After the shopping we were completely wiped and spent the rest of the night unpacking our loot and repacking our packs.

Correos – The Spanish Post Office

Instead of leaving bight and early the next morning, as is our pattern, we had to wait until the post office opened at 8:30am. Now that I have a new pack, I have to do something with the old one. It’s a good pack and I will use it again so abandoning it didn’t seem like a good option. Shipping it to Santiago was the better choice. This way, I can pick it up at the post office in Santiago and check it as luggage on my way home.
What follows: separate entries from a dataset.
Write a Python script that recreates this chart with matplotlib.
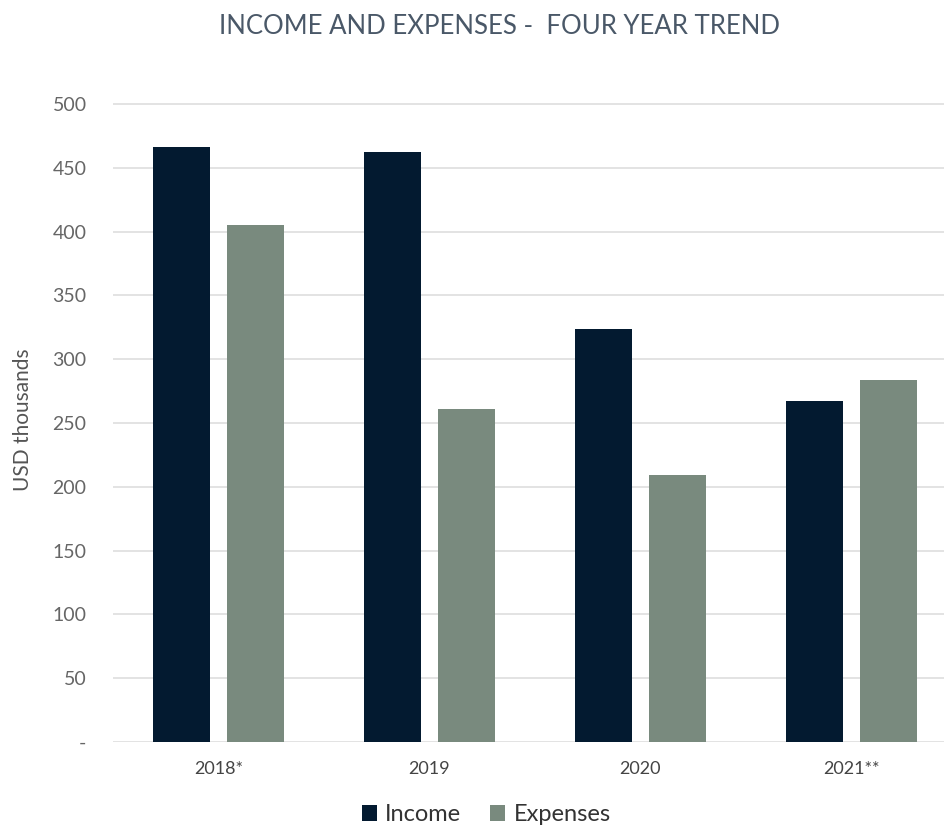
import matplotlib
matplotlib.use("Agg")
import matplotlib.pyplot as plt
import numpy as np

categories = ["2018*", "2019", "2020", "2021**"]
income = [466, 462, 324, 267]
expenses = [405, 261, 209, 284]
yticks = [0, 50, 100, 150, 200, 250, 300, 350, 400, 450, 500]
ytick_labels = ["-", "50", "100", "150", "200", "250", "300", "350", "400", "450", "500"]

plt.rcParams['font.family'] = ['Lato', 'DejaVu Sans']

fig = plt.figure(figsize=(9.44, 8.27), dpi=100)
ax = fig.add_axes([0.1197, 0.1028, 0.8803, 0.7792])

x = np.arange(len(categories))
w = 0.27
off = 0.175
c_inc = "#031a30"
c_exp = "#798a7e"
ax.bar(x - off, income, w, color=c_inc, label="Income", zorder=3)
ax.bar(x + off, expenses, w, color=c_exp, label="Expenses", zorder=3)

ax.set_xlim(-0.5, 3.44)
ax.set_ylim(0, 505)
ax.set_yticks(yticks)
ax.set_yticklabels(ytick_labels)
ax.set_xticks(x)
ax.set_xticklabels(categories)
ax.grid(axis='y', color='#dedede', linewidth=1.2, zorder=0)
for s in ax.spines.values():
    s.set_visible(False)
ax.tick_params(axis='y', length=0, pad=19, labelsize=14, labelcolor='#666666')
ax.tick_params(axis='x', length=0, pad=14, labelsize=13, labelcolor='#444444')
ax.set_ylabel("USD thousands", fontsize=15, color='#555555', labelpad=14)

fig.text(0.529, 0.968, "INCOME AND EXPENSES -  FOUR YEAR TREND", ha='center', va='center',
         fontsize=18.5, color='#4a5868')

leg = fig.legend(loc='center', bbox_to_anchor=(0.515, 0.015), ncol=2, frameon=False,
                 fontsize=17, handlelength=0.65, handleheight=0.65, handletextpad=0.35,
                 columnspacing=1.2, labelcolor='#333333')

fig.savefig("out.png", dpi=100)
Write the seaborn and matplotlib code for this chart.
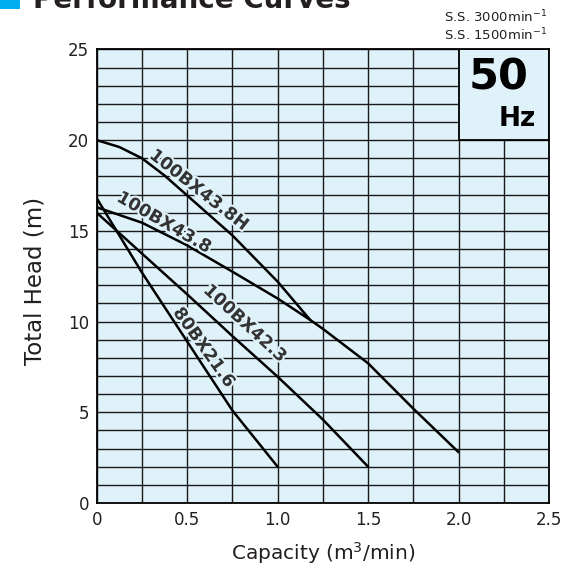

I was nervous about shipping a huge pack, both in cost and process, based on what I know of the American postal system. But the Spanish system was a pleasant surprise. My bag was a total of 15 pounds and included several items I decided were no longer worth carrying, as well as a few items Joanne and Kelly decided to let go of. The lady at the post office was very helpful and wrapped the bag in plastic wrap and tape to make sure it wasn’t damaged. The cost to ship it was 17 Euros, which included a special Pilgrim’s Package discount. Apparently this is a thing that many Pilgrims have to do. The pack is off to Santiago and will wait there for me until I arrive. It’s a huge physical, and emotional, weight off my shoulders to have it done and settled.

The Rest Of The Day

Getting a late start made for a long day of walking. Leaving the city of Leon was not a great process. Walking through traffic, dealing with crowds of people, the smells, the pollution, it all just made for a very unpleasant walk. Not to mention, our guiding yellow arrows were hard to spot.

We eventually made it to Villar de Mazarife, at about 6pm, which is our latest day yet! We choose to stay at an Albergue called Tio Pepe’s. Well I choose it. Because I liked the name. Too tired to do much of anything, we took a quick visit to the local church for our stamps, had dinner, washed out clothes in the sink, and went to bed.